The first part focuses on the perception side. Here, we consider three robots: A flying one and two wheeled ones. These machines have omnidirectional cameras installed. The data acqiered from the sensor usually require preprocessing in real-time. For this purpose a filtering algorithm called Edge-Preserving Filter (EPF) is introduced. It achieves higher quality results than traditional local methods and compared to current global state-of-the art methods its runtime is about three magnitudes faster. EPF performs on any dimension and scales well with data size. This enables it to run on 2d images as well as 1d sensor data, e.g. an accelerometer or gyroscope. Afterwards, the processed data are utilized for pose tracking. Here, a novel Visual Odometry algorithm named Embedded Visual Odometry (EVO) is developed. All computations run in real-time on embedded hardware without external tracking or data link to an external computing station. It is shown that the setup performs appromximately twice as good as current state-of-the art systems. As the proposed framework is entirely bottom-up and runs on embedded hardware, it enables truly autonomous robots.
In the second part, the focus lies on the action side of the action-perception-loop. A general way of bootstrapping, learning, and execution of actions, which is called Semantic Event Chains (SEC) is analyzed. In this work, a novel extension, which allows for high level planning of robot actions, is introduced. First, pose information, which is generated by a novel 3d geometric reasoning algorithm, is included into SECs. This bottom-up abstract layer enables defining preconditions for actions in a natural way, which in turn allows to compute a scene's affordance. Second, adding the postconditions of an action makes the robot estimate the outcome of an action. This leverages high level action planning using only low level methods. SECs are applied to both two-dimensional and three-dimensional image data. Due to their clear structure, SECs can be utilized to solve a wide range of different problems in everyday life.
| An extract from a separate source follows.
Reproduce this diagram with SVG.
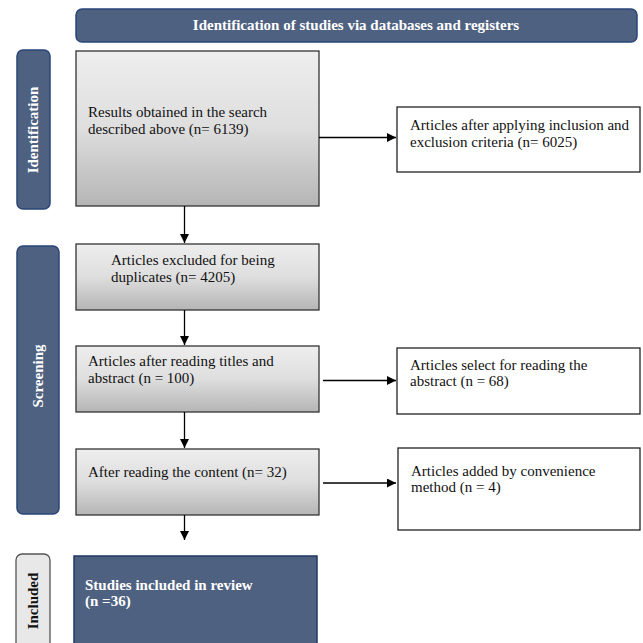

In total, this work consists of the following novel contributions: An efficient denoising algorithm, a Visual Odometry algorithm for robot pose estimation, and a planning framework, which allows to solve complex action plans using bottom-up, low level data. Each of these contributions has been implemented in live systems and has been run in an online manner. For each algorithm quantitative evaluation on existing benchmarks to demonstrate state-of-the art perception and action is performed.
This work enables robots to navigate in previously unknown and possibly unstructured environments and perform complex action planning.